▶ DATASET SECTION:

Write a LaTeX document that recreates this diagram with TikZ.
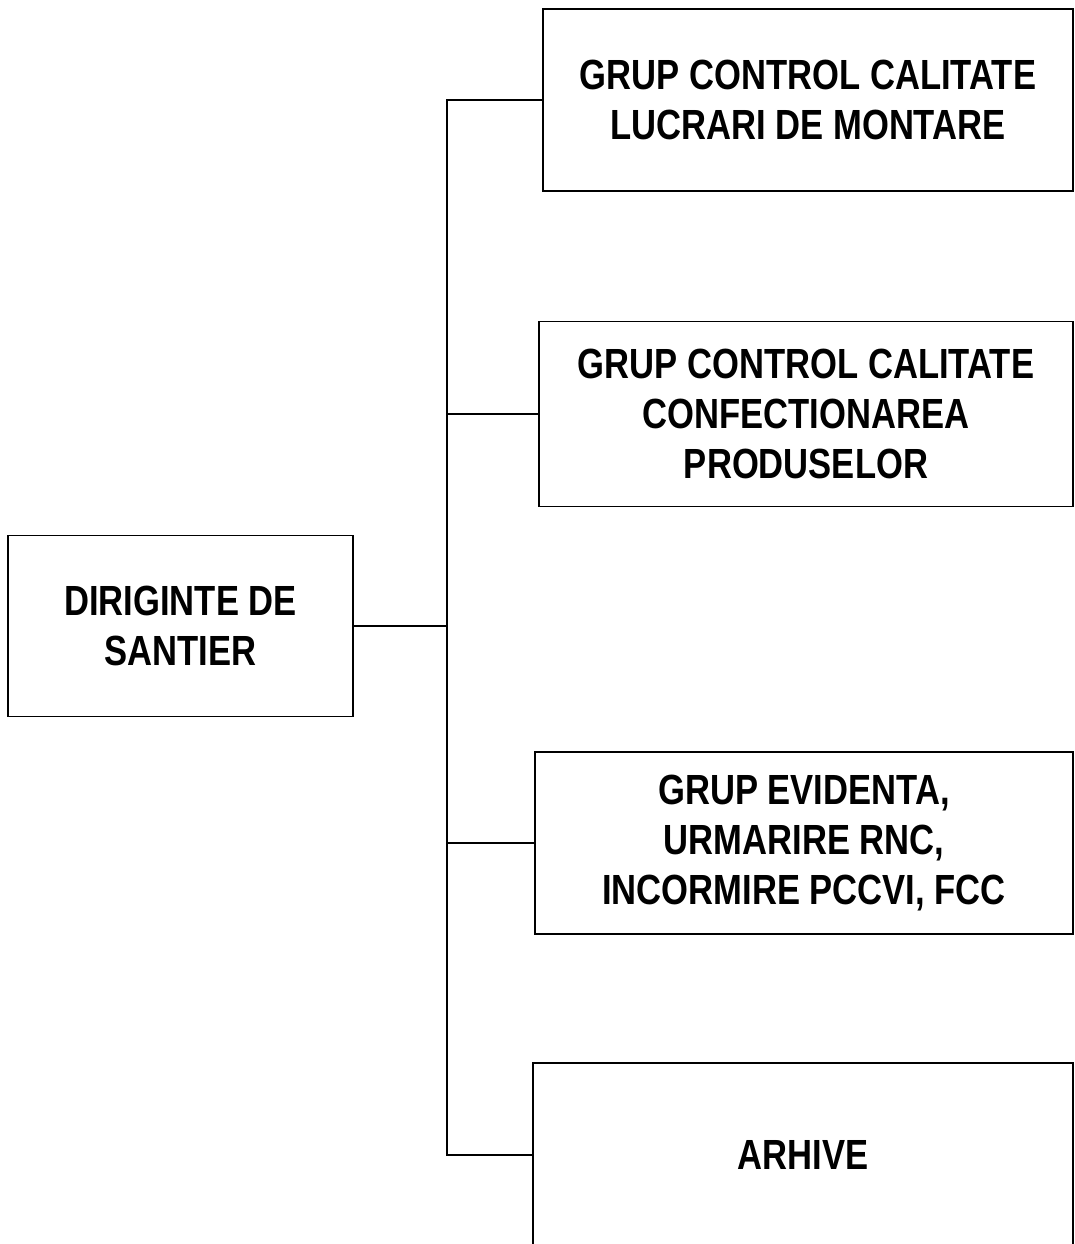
\documentclass[tikz,border=0pt]{standalone}
\usepackage{fontspec}
\newfontfamily\boxfont[FakeStretch=0.82]{Liberation Sans}
\usetikzlibrary{positioning}

\begin{document}
\begin{tikzpicture}[x=0.025cm, y=-0.025cm, line join=miter,
	box/.style={draw, line width=1.3pt, align=center, inner sep=0pt,
		font=\boxfont\bfseries\fontsize{30}{35.5}\selectfont},
	link/.style={line width=1.3pt}]
	
	% page frame (1075 x 1244 px)
	\useasboundingbox (0,0) rectangle (1075,1244);
	\clip (0,0) rectangle (1075,1244);
	
	%========================
	% Left: head of site
	%========================
	\node[box, minimum width=8.625cm, minimum height=4.525cm] (dir) at (180.5,626)
	{DIRIGINTE DE\\SANTIER};
	
	%========================
	% Right: groups
	%========================
	\node[box, minimum width=13.25cm, minimum height=4.55cm] (g1) at (808,100)
	{GRUP CONTROL CALITATE\\LUCRARI DE MONTARE};
	\node[box, minimum width=13.35cm, minimum height=4.625cm] (g2) at (806,414)
	{GRUP CONTROL CALITATE\\CONFECTIONAREA\\PRODUSELOR};
	\node[box, minimum width=13.45cm, minimum height=4.55cm] (g3) at (804,843)
	{GRUP EVIDENTA,\\URMARIRE RNC,\\INCORMIRE PCCVI, FCC};
	\node[box, minimum width=13.5cm, minimum height=4.6cm] (g4) at (803,1155)
	{ARHIVE};
	
	% connectors (bus)
	\coordinate (bus) at (dir.east -| 447,0);
	\draw[link] (dir.east) -- (bus);
	\draw[link] (g1.west) -| (bus) |- (g4.west);
	\draw[link] (bus |- g2.west) -- (g2.west);
	\draw[link] (bus |- g3.west) -- (g3.west);
	
\end{tikzpicture}
\end{document}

▶ WHAT IS BEING ASKED: Every line should be retyped exactly, with the pictures omitted.

▶ CORRECT ANSWER:
Write a LaTeX document that recreates this diagram with TikZ.
\documentclass[tikz,border=0pt]{standalone}
\usepackage{fontspec}
\newfontfamily\boxfont[FakeStretch=0.82]{Liberation Sans}
\usetikzlibrary{positioning}

\begin{document}
\begin{tikzpicture}[x=0.025cm, y=-0.025cm, line join=miter,
	box/.style={draw, line width=1.3pt, align=center, inner sep=0pt,
		font=\boxfont\bfseries\fontsize{30}{35.5}\selectfont},
	link/.style={line width=1.3pt}]
	
	% page frame (1075 x 1244 px)
	\useasboundingbox (0,0) rectangle (1075,1244);
	\clip (0,0) rectangle (1075,1244);
	
	%========================
	% Left: head of site
	%========================
	\node[box, minimum width=8.625cm, minimum height=4.525cm] (dir) at (180.5,626)
	{DIRIGINTE DE\\SANTIER};
	
	%========================
	% Right: groups
	%========================
	\node[box, minimum width=13.25cm, minimum height=4.55cm] (g1) at (808,100)
	{GRUP CONTROL CALITATE\\LUCRARI DE MONTARE};
	\node[box, minimum width=13.35cm, minimum height=4.625cm] (g2) at (806,414)
	{GRUP CONTROL CALITATE\\CONFECTIONAREA\\PRODUSELOR};
	\node[box, minimum width=13.45cm, minimum height=4.55cm] (g3) at (804,843)
	{GRUP EVIDENTA,\\URMARIRE RNC,\\INCORMIRE PCCVI, FCC};
	\node[box, minimum width=13.5cm, minimum height=4.6cm] (g4) at (803,1155)
	{ARHIVE};
	
	% connectors (bus)
	\coordinate (bus) at (dir.east -| 447,0);
	\draw[link] (dir.east) -- (bus);
	\draw[link] (g1.west) -| (bus) |- (g4.west);
	\draw[link] (bus |- g2.west) -- (g2.west);
	\draw[link] (bus |- g3.west) -- (g3.west);
	
\end{tikzpicture}
\end{document}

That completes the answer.